GIVEN PROBLEM →
Pick out each line containing the string "matplotlib".

DATA SHOWN →
- - - - - - -
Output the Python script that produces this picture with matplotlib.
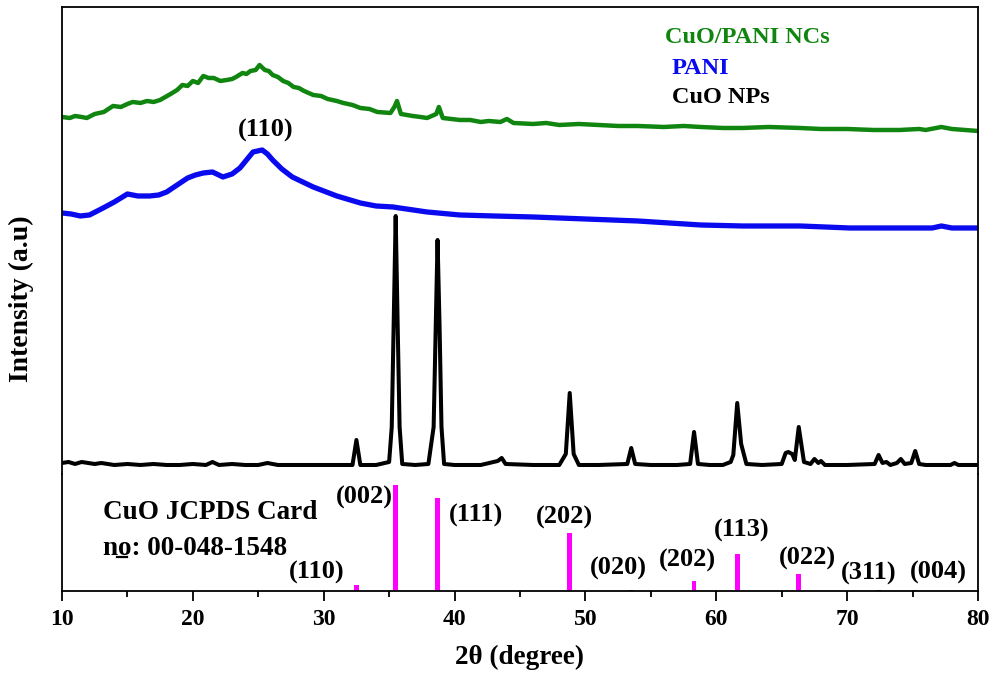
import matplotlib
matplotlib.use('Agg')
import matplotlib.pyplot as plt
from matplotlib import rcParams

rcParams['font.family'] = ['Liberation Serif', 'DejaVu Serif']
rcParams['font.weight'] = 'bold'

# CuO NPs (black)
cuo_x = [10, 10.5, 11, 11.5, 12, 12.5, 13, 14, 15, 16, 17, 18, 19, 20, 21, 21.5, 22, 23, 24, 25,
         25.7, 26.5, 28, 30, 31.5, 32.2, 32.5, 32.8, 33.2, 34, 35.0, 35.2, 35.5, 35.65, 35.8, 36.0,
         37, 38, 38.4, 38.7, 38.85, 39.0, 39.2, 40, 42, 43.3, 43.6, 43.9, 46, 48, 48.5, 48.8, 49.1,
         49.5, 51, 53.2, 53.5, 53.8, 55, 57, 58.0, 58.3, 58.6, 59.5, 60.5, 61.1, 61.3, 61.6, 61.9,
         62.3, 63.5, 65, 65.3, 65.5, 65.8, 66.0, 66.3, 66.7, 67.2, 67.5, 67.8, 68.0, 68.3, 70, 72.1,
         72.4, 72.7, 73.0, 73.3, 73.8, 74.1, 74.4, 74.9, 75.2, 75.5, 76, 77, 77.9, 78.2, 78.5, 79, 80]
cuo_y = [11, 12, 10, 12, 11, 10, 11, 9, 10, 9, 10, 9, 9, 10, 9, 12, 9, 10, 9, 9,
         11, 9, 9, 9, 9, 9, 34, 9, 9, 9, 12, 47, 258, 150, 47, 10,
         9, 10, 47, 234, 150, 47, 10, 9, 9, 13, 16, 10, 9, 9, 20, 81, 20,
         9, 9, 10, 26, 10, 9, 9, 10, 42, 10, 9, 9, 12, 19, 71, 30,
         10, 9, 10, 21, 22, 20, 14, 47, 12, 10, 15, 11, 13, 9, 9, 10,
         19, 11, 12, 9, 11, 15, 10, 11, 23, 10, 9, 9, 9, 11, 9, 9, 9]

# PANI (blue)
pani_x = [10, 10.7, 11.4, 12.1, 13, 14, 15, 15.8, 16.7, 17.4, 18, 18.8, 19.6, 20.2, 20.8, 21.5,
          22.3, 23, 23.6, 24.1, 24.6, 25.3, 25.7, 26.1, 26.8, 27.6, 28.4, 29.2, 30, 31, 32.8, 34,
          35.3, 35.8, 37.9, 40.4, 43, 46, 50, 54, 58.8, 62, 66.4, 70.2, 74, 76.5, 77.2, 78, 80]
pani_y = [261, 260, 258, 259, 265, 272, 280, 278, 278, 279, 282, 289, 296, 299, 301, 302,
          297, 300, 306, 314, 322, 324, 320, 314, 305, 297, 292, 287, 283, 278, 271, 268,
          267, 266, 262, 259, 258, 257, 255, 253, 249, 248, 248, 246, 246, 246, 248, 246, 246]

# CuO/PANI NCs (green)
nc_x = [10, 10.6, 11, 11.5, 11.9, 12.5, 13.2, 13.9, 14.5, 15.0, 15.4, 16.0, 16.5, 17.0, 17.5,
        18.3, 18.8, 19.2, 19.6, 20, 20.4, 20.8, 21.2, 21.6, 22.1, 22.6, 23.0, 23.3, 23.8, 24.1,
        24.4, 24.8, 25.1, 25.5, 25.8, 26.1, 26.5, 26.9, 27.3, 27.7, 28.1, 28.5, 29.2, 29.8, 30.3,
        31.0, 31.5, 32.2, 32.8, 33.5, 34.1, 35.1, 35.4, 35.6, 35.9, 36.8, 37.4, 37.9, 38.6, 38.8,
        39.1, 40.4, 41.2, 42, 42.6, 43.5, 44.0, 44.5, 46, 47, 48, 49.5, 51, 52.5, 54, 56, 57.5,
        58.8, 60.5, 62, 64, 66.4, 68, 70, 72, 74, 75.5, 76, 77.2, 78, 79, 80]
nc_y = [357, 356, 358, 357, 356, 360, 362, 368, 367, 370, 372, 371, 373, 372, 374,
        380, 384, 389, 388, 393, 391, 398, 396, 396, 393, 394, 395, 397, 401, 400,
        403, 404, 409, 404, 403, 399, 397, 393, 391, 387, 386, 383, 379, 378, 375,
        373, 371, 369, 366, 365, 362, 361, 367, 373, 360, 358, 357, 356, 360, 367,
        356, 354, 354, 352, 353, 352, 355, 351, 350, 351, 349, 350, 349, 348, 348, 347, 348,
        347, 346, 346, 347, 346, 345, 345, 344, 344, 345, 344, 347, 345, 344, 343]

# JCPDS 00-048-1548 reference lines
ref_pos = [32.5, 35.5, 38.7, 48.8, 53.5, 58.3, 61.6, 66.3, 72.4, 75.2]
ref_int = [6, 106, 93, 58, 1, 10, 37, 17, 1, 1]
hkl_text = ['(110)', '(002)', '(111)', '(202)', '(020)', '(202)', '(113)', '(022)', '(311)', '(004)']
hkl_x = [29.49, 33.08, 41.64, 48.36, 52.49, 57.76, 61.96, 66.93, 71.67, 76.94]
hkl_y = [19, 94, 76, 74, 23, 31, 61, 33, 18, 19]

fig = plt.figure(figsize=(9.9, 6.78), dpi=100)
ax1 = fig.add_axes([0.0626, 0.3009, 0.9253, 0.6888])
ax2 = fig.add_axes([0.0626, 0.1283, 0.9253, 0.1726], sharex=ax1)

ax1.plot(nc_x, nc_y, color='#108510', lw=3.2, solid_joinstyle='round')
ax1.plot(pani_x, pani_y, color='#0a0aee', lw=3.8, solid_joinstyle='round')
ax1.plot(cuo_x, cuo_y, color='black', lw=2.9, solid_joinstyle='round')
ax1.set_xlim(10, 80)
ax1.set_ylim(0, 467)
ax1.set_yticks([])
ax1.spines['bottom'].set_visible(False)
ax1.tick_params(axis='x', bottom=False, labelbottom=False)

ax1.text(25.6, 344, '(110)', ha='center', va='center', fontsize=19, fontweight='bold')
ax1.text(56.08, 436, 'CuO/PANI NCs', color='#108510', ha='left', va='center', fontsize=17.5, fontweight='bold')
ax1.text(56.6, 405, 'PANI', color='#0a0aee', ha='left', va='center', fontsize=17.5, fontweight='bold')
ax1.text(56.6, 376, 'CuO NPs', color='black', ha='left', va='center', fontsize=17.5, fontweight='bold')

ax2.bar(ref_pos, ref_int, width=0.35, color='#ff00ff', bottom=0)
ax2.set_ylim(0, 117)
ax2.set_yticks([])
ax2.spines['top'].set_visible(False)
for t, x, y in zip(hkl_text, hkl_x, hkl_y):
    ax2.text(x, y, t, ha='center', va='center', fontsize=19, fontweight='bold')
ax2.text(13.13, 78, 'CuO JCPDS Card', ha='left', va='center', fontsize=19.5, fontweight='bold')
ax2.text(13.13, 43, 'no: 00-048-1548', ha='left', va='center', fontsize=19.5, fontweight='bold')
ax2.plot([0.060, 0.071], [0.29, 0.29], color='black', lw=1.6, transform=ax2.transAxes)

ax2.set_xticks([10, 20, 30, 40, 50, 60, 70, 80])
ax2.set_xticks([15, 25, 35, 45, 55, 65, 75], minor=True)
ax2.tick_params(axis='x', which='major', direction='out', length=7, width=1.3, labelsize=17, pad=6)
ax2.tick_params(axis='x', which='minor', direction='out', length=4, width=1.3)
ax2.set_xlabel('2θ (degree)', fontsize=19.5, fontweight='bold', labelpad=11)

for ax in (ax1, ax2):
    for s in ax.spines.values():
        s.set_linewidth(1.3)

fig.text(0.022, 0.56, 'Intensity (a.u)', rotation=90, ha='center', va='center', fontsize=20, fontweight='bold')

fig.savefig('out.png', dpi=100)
- - - - - - -
RESPONSE FOR THIS EXERCISE →
Output the Python script that produces this picture with matplotlib.
import matplotlib
matplotlib.use('Agg')
import matplotlib.pyplot as plt
from matplotlib import rcParams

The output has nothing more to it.